▶ Written task
Begin with the opening line of the records and extract each line through the one holding "PieChart, Pie, Cell"; pictures are not part of the copy.

▶ Data for this exercise
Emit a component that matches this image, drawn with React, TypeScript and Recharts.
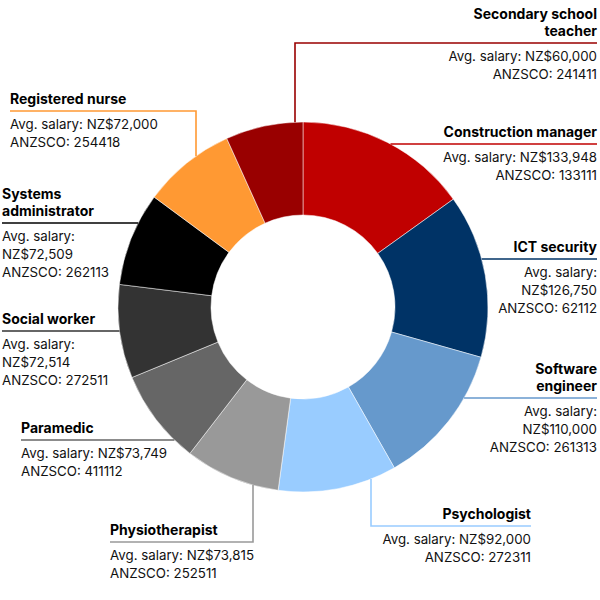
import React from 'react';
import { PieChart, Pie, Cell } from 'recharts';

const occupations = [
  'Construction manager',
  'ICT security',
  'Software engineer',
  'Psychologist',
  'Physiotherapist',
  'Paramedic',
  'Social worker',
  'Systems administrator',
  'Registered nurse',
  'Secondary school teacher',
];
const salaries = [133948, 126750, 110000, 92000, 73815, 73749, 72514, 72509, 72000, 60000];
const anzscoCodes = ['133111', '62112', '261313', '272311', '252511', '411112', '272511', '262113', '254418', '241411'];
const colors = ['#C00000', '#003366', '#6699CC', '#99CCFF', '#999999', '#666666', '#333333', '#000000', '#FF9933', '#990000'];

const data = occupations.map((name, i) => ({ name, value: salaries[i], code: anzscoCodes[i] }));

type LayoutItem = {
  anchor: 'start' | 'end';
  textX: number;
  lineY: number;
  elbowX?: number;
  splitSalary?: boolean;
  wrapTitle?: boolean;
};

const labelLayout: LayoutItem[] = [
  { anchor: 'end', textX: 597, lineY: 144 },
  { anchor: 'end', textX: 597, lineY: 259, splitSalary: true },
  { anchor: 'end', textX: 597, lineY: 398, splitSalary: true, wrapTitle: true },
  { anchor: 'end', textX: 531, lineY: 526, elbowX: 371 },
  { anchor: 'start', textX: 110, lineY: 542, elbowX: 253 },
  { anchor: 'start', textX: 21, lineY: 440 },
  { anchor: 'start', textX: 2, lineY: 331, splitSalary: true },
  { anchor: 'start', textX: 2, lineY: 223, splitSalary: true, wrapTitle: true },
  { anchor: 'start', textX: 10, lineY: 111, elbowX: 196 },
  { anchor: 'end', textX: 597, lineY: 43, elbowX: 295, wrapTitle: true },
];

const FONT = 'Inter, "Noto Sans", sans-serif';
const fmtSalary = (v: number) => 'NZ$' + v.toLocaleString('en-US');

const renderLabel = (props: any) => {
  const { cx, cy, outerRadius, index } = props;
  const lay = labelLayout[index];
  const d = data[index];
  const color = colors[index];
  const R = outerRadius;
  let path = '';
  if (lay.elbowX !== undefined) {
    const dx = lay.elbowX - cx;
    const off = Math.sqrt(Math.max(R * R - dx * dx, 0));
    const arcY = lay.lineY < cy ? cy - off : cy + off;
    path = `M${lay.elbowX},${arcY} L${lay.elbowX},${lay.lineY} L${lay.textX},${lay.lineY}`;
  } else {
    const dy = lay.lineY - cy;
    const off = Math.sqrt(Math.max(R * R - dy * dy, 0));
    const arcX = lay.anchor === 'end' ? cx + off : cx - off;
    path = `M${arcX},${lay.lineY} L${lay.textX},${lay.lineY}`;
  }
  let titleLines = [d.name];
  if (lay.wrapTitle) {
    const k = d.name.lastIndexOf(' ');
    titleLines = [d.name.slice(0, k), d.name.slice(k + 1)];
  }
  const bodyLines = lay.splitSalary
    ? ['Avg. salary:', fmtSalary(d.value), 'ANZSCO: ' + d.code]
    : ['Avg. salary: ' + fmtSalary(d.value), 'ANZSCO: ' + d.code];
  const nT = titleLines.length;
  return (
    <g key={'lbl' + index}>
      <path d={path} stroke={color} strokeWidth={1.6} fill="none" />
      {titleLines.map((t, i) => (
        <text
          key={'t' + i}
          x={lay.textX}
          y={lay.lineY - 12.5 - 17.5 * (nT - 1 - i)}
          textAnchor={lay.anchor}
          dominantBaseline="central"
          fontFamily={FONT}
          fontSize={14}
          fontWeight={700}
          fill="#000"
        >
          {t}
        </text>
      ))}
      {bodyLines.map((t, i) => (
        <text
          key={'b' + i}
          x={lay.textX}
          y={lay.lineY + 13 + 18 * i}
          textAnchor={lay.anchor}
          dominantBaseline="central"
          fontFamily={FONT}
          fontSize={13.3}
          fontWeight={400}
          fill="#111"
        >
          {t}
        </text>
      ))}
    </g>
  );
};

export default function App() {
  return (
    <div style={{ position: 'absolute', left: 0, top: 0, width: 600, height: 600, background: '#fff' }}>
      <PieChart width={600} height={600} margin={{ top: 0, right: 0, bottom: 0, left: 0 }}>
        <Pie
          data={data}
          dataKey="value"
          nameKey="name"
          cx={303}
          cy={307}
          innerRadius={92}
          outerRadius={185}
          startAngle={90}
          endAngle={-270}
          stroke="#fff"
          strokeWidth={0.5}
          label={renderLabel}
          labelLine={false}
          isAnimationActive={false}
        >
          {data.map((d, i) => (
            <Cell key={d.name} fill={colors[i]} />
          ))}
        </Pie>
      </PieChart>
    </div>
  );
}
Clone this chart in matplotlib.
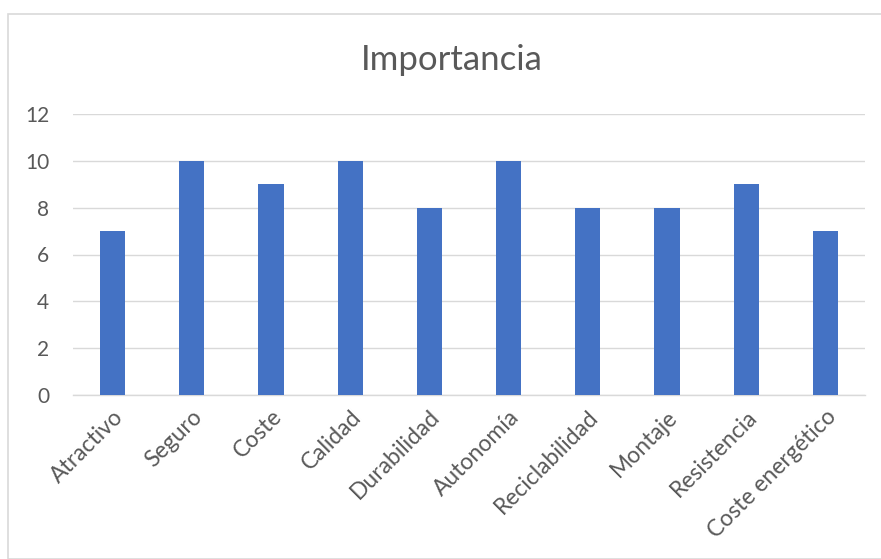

▶ Expected answer
Emit a component that matches this image, drawn with React, TypeScript and Recharts.
import React from 'react';
import { PieChart, Pie, Cell } from 'recharts';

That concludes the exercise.